## What this task involves
Restate each line of the listing exactly, without carrying over any pictures.
==== Recorded data
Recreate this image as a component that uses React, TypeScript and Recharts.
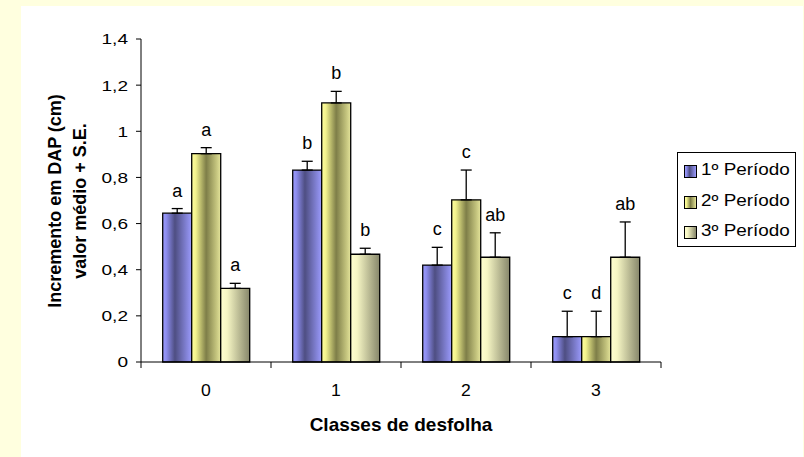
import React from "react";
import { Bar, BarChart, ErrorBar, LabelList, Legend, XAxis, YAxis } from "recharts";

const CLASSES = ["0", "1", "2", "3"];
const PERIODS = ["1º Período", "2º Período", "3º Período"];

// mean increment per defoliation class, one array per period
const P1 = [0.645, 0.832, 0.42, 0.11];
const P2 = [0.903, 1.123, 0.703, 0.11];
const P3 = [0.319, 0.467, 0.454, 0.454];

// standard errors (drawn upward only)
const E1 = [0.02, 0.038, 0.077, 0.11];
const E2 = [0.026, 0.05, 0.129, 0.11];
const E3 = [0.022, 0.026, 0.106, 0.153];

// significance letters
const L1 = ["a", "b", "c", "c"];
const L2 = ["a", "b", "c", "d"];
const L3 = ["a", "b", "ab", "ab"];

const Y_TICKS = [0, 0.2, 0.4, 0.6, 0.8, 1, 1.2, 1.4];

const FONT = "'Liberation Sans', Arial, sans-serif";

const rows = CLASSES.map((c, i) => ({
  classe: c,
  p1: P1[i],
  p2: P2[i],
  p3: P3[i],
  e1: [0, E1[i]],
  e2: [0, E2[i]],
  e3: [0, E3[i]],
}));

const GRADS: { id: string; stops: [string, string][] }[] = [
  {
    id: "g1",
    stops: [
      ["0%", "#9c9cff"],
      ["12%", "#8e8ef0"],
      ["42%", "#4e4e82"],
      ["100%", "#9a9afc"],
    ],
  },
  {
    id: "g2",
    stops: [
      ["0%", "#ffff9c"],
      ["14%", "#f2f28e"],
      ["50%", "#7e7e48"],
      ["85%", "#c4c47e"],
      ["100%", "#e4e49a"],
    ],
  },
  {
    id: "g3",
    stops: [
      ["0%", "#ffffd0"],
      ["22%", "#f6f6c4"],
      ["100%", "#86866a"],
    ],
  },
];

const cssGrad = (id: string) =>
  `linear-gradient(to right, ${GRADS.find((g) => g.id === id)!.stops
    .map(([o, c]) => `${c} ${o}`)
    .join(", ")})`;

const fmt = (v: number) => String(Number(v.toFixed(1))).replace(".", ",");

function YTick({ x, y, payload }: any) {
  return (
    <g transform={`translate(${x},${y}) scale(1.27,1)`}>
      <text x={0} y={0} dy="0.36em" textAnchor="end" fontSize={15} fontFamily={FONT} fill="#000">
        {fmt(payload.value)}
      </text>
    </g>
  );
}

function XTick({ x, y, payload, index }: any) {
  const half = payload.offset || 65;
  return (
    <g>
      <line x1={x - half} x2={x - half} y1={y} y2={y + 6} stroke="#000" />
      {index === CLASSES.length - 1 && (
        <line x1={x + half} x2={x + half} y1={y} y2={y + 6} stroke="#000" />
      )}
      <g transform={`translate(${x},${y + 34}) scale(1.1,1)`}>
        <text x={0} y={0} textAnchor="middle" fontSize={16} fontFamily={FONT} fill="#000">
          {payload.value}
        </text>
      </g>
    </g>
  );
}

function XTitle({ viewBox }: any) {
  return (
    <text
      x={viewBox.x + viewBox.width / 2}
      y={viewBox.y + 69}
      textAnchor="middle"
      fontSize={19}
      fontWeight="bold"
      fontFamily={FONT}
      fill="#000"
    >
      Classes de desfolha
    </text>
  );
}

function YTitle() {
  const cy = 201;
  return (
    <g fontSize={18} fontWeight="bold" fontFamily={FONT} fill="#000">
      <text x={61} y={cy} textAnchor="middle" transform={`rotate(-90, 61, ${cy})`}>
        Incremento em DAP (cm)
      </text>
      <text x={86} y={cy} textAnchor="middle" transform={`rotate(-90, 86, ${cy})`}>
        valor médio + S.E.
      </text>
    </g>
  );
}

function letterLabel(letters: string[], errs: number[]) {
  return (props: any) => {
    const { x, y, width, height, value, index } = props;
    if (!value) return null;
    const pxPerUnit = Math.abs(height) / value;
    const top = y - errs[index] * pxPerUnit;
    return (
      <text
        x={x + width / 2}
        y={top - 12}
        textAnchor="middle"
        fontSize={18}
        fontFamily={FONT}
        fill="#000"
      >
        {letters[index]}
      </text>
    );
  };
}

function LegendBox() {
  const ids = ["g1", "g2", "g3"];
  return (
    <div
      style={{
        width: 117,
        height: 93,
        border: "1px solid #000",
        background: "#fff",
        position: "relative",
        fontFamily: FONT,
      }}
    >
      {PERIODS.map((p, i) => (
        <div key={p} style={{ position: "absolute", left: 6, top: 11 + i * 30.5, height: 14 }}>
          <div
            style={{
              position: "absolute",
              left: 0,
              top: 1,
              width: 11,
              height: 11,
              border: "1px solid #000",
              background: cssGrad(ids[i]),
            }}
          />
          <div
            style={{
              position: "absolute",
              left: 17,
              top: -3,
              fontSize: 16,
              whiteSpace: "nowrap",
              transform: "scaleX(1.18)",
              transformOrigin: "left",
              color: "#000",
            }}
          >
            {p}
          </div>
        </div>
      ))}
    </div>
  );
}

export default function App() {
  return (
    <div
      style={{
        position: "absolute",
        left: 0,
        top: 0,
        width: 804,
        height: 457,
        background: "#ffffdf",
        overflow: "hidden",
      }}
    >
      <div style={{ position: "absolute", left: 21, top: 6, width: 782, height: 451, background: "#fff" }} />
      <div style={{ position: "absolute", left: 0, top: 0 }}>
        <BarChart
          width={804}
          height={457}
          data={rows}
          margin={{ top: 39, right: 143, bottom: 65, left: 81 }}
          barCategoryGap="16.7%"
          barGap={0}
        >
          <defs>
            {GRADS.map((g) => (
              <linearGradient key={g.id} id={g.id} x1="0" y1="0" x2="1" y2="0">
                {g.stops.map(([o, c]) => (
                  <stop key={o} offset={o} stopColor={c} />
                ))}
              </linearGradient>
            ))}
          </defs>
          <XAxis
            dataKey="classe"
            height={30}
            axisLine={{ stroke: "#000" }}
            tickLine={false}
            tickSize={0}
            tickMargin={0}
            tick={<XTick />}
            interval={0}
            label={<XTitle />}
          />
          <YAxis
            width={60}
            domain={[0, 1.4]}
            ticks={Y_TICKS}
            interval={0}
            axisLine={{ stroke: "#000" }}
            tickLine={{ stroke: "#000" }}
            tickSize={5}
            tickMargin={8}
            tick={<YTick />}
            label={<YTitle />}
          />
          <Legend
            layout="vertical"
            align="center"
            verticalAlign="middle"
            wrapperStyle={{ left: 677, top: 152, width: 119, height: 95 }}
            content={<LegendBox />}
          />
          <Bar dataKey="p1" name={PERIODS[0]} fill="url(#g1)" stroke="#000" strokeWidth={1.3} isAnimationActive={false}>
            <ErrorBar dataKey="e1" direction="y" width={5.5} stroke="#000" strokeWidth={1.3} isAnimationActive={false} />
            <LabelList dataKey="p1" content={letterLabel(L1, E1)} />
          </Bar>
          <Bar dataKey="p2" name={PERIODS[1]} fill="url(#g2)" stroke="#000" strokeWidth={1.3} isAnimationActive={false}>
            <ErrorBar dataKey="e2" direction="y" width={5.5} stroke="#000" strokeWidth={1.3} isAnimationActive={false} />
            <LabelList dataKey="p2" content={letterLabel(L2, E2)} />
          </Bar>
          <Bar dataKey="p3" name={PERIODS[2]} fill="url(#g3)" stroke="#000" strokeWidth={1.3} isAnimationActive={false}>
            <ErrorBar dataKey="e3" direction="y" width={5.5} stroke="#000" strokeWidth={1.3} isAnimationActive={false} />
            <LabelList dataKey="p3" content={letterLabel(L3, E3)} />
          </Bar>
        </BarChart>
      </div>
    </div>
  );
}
========
## Task output
Recreate this image as a component that uses React, TypeScript and Recharts.
import React from "react";
import { Bar, BarChart, ErrorBar, LabelList, Legend, XAxis, YAxis } from "recharts";

const CLASSES = ["0", "1", "2", "3"];
const PERIODS = ["1º Período", "2º Período", "3º Período"];

// mean increment per defoliation class, one array per period
const P1 = [0.645, 0.832, 0.42, 0.11];
const P2 = [0.903, 1.123, 0.703, 0.11];
const P3 = [0.319, 0.467, 0.454, 0.454];

// standard errors (drawn upward only)
const E1 = [0.02, 0.038, 0.077, 0.11];
const E2 = [0.026, 0.05, 0.129, 0.11];
const E3 = [0.022, 0.026, 0.106, 0.153];

// significance letters
const L1 = ["a", "b", "c", "c"];
const L2 = ["a", "b", "c", "d"];
const L3 = ["a", "b", "ab", "ab"];

const Y_TICKS = [0, 0.2, 0.4, 0.6, 0.8, 1, 1.2, 1.4];

const FONT = "'Liberation Sans', Arial, sans-serif";

const rows = CLASSES.map((c, i) => ({
  classe: c,
  p1: P1[i],
  p2: P2[i],
  p3: P3[i],
  e1: [0, E1[i]],
  e2: [0, E2[i]],
  e3: [0, E3[i]],
}));

const GRADS: { id: string; stops: [string, string][] }[] = [
  {
    id: "g1",
    stops: [
      ["0%", "#9c9cff"],
      ["12%", "#8e8ef0"],
      ["42%", "#4e4e82"],
      ["100%", "#9a9afc"],
    ],
  },
  {
    id: "g2",
    stops: [
      ["0%", "#ffff9c"],
      ["14%", "#f2f28e"],
      ["50%", "#7e7e48"],
      ["85%", "#c4c47e"],
      ["100%", "#e4e49a"],
    ],
  },
  {
    id: "g3",
    stops: [
      ["0%", "#ffffd0"],
      ["22%", "#f6f6c4"],
      ["100%", "#86866a"],
    ],
  },
];

const cssGrad = (id: string) =>
  `linear-gradient(to right, ${GRADS.find((g) => g.id === id)!.stops
    .map(([o, c]) => `${c} ${o}`)
    .join(", ")})`;

const fmt = (v: number) => String(Number(v.toFixed(1))).replace(".", ",");

function YTick({ x, y, payload }: any) {
  return (
    <g transform={`translate(${x},${y}) scale(1.27,1)`}>
      <text x={0} y={0} dy="0.36em" textAnchor="end" fontSize={15} fontFamily={FONT} fill="#000">
        {fmt(payload.value)}
      </text>
    </g>
  );
}

function XTick({ x, y, payload, index }: any) {
  const half = payload.offset || 65;
  return (
    <g>
      <line x1={x - half} x2={x - half} y1={y} y2={y + 6} stroke="#000" />
      {index === CLASSES.length - 1 && (
        <line x1={x + half} x2={x + half} y1={y} y2={y + 6} stroke="#000" />
      )}
      <g transform={`translate(${x},${y + 34}) scale(1.1,1)`}>
        <text x={0} y={0} textAnchor="middle" fontSize={16} fontFamily={FONT} fill="#000">
          {payload.value}
        </text>
      </g>
    </g>
  );
}

function XTitle({ viewBox }: any) {
  return (
    <text
      x={viewBox.x + viewBox.width / 2}
      y={viewBox.y + 69}
      textAnchor="middle"
      fontSize={19}
      fontWeight="bold"
      fontFamily={FONT}
      fill="#000"
    >
      Classes de desfolha
    </text>
  );
}

function YTitle() {
  const cy = 201;
  return (
    <g fontSize={18} fontWeight="bold" fontFamily={FONT} fill="#000">
      <text x={61} y={cy} textAnchor="middle" transform={`rotate(-90, 61, ${cy})`}>
        Incremento em DAP (cm)
      </text>
      <text x={86} y={cy} textAnchor="middle" transform={`rotate(-90, 86, ${cy})`}>
        valor médio + S.E.
      </text>
    </g>
  );
}

function letterLabel(letters: string[], errs: number[]) {
  return (props: any) => {
    const { x, y, width, height, value, index } = props;
    if (!value) return null;
    const pxPerUnit = Math.abs(height) / value;
    const top = y - errs[index] * pxPerUnit;
    return (
      <text
        x={x + width / 2}
        y={top - 12}
        textAnchor="middle"
        fontSize={18}
        fontFamily={FONT}
        fill="#000"
      >
        {letters[index]}
      </text>
    );
  };
}

function LegendBox() {
  const ids = ["g1", "g2", "g3"];
  return (
    <div
      style={{
        width: 117,
        height: 93,
        border: "1px solid #000",
        background: "#fff",
        position: "relative",
        fontFamily: FONT,
      }}
    >
      {PERIODS.map((p, i) => (
        <div key={p} style={{ position: "absolute", left: 6, top: 11 + i * 30.5, height: 14 }}>
          <div
            style={{
              position: "absolute",
              left: 0,
              top: 1,
              width: 11,
              height: 11,
              border: "1px solid #000",
              background: cssGrad(ids[i]),
            }}
          />
          <div
            style={{
              position: "absolute",
              left: 17,
              top: -3,
              fontSize: 16,
              whiteSpace: "nowrap",
              transform: "scaleX(1.18)",
              transformOrigin: "left",
              color: "#000",
            }}
          >
            {p}
          </div>
        </div>
      ))}
    </div>
  );
}

export default function App() {
  return (
    <div
      style={{
        position: "absolute",
        left: 0,
        top: 0,
        width: 804,
        height: 457,
        background: "#ffffdf",
        overflow: "hidden",
      }}
    >
      <div style={{ position: "absolute", left: 21, top: 6, width: 782, height: 451, background: "#fff" }} />
      <div style={{ position: "absolute", left: 0, top: 0 }}>
        <BarChart
          width={804}
          height={457}
          data={rows}
          margin={{ top: 39, right: 143, bottom: 65, left: 81 }}
          barCategoryGap="16.7%"
          barGap={0}
        >
          <defs>
            {GRADS.map((g) => (
              <linearGradient key={g.id} id={g.id} x1="0" y1="0" x2="1" y2="0">
                {g.stops.map(([o, c]) => (
                  <stop key={o} offset={o} stopColor={c} />
                ))}
              </linearGradient>
            ))}
          </defs>
          <XAxis
            dataKey="classe"
            height={30}
            axisLine={{ stroke: "#000" }}
            tickLine={false}
            tickSize={0}
            tickMargin={0}
            tick={<XTick />}
            interval={0}
            label={<XTitle />}
          />
          <YAxis
            width={60}
            domain={[0, 1.4]}
            ticks={Y_TICKS}
            interval={0}
            axisLine={{ stroke: "#000" }}
            tickLine={{ stroke: "#000" }}
            tickSize={5}
            tickMargin={8}
            tick={<YTick />}
            label={<YTitle />}
          />
          <Legend
            layout="vertical"
            align="center"
            verticalAlign="middle"
            wrapperStyle={{ left: 677, top: 152, width: 119, height: 95 }}
            content={<LegendBox />}
          />
          <Bar dataKey="p1" name={PERIODS[0]} fill="url(#g1)" stroke="#000" strokeWidth={1.3} isAnimationActive={false}>
            <ErrorBar dataKey="e1" direction="y" width={5.5} stroke="#000" strokeWidth={1.3} isAnimationActive={false} />
            <LabelList dataKey="p1" content={letterLabel(L1, E1)} />
          </Bar>
          <Bar dataKey="p2" name={PERIODS[1]} fill="url(#g2)" stroke="#000" strokeWidth={1.3} isAnimationActive={false}>
            <ErrorBar dataKey="e2" direction="y" width={5.5} stroke="#000" strokeWidth={1.3} isAnimationActive={false} />
            <LabelList dataKey="p2" content={letterLabel(L2, E2)} />
          </Bar>
          <Bar dataKey="p3" name={PERIODS[2]} fill="url(#g3)" stroke="#000" strokeWidth={1.3} isAnimationActive={false}>
            <ErrorBar dataKey="e3" direction="y" width={5.5} stroke="#000" strokeWidth={1.3} isAnimationActive={false} />
            <LabelList dataKey="p3" content={letterLabel(L3, E3)} />
          </Bar>
        </BarChart>
      </div>
    </div>
  );
}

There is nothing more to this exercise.